● **TO BE DONE**
Pictures in the data below are not part of the copy; transcribe everything else exactly.

──────── SOURCE DATA ────────

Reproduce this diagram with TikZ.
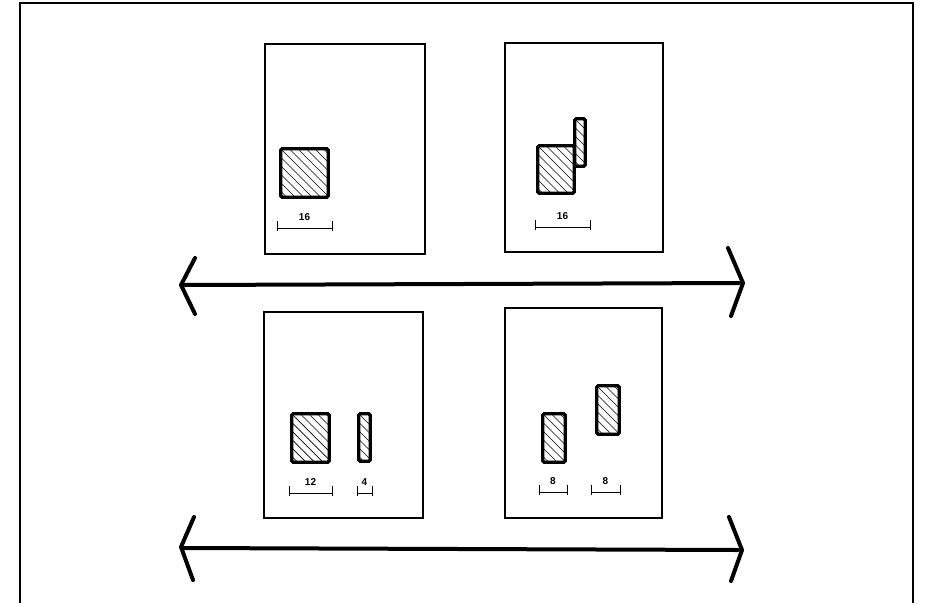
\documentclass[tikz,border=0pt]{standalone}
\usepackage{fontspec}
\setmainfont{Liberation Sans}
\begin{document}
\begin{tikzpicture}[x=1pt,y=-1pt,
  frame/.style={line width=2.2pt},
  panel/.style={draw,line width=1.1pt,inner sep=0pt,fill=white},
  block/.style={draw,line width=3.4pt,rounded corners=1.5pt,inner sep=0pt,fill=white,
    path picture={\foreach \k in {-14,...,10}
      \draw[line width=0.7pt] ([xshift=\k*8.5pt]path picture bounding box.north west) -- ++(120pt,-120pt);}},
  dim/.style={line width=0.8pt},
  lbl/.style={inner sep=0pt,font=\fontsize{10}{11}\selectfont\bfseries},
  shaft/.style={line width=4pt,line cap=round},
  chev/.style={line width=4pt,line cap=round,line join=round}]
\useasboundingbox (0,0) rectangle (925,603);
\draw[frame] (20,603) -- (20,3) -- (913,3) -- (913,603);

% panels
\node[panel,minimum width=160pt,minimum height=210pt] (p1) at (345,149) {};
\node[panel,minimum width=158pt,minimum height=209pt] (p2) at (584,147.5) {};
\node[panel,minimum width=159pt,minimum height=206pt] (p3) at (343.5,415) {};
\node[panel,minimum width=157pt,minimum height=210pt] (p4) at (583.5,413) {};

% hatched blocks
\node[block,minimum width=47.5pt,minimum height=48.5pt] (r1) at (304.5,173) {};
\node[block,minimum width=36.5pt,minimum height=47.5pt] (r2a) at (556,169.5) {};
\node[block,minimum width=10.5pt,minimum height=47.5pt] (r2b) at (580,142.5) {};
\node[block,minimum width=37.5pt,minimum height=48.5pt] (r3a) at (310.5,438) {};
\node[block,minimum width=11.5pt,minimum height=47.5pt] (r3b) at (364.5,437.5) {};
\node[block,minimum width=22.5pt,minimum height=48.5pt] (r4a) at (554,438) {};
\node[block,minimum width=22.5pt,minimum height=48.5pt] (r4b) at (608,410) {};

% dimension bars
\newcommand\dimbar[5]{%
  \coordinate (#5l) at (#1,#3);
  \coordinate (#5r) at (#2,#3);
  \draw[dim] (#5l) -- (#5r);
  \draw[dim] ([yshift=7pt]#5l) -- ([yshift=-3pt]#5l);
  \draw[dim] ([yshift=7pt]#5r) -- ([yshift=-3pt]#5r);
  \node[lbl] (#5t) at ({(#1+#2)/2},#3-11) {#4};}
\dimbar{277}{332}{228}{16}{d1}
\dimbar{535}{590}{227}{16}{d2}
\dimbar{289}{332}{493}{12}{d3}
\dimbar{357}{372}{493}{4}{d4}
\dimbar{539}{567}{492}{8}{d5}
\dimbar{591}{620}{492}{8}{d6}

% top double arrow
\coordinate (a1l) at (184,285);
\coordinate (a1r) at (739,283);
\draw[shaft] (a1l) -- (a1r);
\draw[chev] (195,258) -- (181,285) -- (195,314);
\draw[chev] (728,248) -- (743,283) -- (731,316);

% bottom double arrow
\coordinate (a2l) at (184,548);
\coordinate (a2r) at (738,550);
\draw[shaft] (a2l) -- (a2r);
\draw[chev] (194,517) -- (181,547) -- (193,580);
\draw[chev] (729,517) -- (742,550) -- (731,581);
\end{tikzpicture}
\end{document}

────────

● **ANSWER IN FULL**
Reproduce this diagram with TikZ.
\documentclass[tikz,border=0pt]{standalone}
\usepackage{fontspec}
\setmainfont{Liberation Sans}
\begin{document}
\begin{tikzpicture}[x=1pt,y=-1pt,
  frame/.style={line width=2.2pt},
  panel/.style={draw,line width=1.1pt,inner sep=0pt,fill=white},
  block/.style={draw,line width=3.4pt,rounded corners=1.5pt,inner sep=0pt,fill=white,
    path picture={\foreach \k in {-14,...,10}
      \draw[line width=0.7pt] ([xshift=\k*8.5pt]path picture bounding box.north west) -- ++(120pt,-120pt);}},
  dim/.style={line width=0.8pt},
  lbl/.style={inner sep=0pt,font=\fontsize{10}{11}\selectfont\bfseries},
  shaft/.style={line width=4pt,line cap=round},
  chev/.style={line width=4pt,line cap=round,line join=round}]
\useasboundingbox (0,0) rectangle (925,603);
\draw[frame] (20,603) -- (20,3) -- (913,3) -- (913,603);

% panels
\node[panel,minimum width=160pt,minimum height=210pt] (p1) at (345,149) {};
\node[panel,minimum width=158pt,minimum height=209pt] (p2) at (584,147.5) {};
\node[panel,minimum width=159pt,minimum height=206pt] (p3) at (343.5,415) {};
\node[panel,minimum width=157pt,minimum height=210pt] (p4) at (583.5,413) {};

% hatched blocks
\node[block,minimum width=47.5pt,minimum height=48.5pt] (r1) at (304.5,173) {};
\node[block,minimum width=36.5pt,minimum height=47.5pt] (r2a) at (556,169.5) {};
\node[block,minimum width=10.5pt,minimum height=47.5pt] (r2b) at (580,142.5) {};
\node[block,minimum width=37.5pt,minimum height=48.5pt] (r3a) at (310.5,438) {};
\node[block,minimum width=11.5pt,minimum height=47.5pt] (r3b) at (364.5,437.5) {};
\node[block,minimum width=22.5pt,minimum height=48.5pt] (r4a) at (554,438) {};
\node[block,minimum width=22.5pt,minimum height=48.5pt] (r4b) at (608,410) {};

% dimension bars
\newcommand\dimbar[5]{%
  \coordinate (#5l) at (#1,#3);
  \coordinate (#5r) at (#2,#3);
  \draw[dim] (#5l) -- (#5r);
  \draw[dim] ([yshift=7pt]#5l) -- ([yshift=-3pt]#5l);
  \draw[dim] ([yshift=7pt]#5r) -- ([yshift=-3pt]#5r);
  \node[lbl] (#5t) at ({(#1+#2)/2},#3-11) {#4};}
\dimbar{277}{332}{228}{16}{d1}
\dimbar{535}{590}{227}{16}{d2}
\dimbar{289}{332}{493}{12}{d3}
\dimbar{357}{372}{493}{4}{d4}
\dimbar{539}{567}{492}{8}{d5}
\dimbar{591}{620}{492}{8}{d6}

% top double arrow
\coordinate (a1l) at (184,285);
\coordinate (a1r) at (739,283);
\draw[shaft] (a1l) -- (a1r);
\draw[chev] (195,258) -- (181,285) -- (195,314);
\draw[chev] (728,248) -- (743,283) -- (731,316);

% bottom double arrow
\coordinate (a2l) at (184,548);
\coordinate (a2r) at (738,550);
\draw[shaft] (a2l) -- (a2r);
\draw[chev] (194,517) -- (181,547) -- (193,580);
\draw[chev] (729,517) -- (742,550) -- (731,581);
\end{tikzpicture}
\end{document}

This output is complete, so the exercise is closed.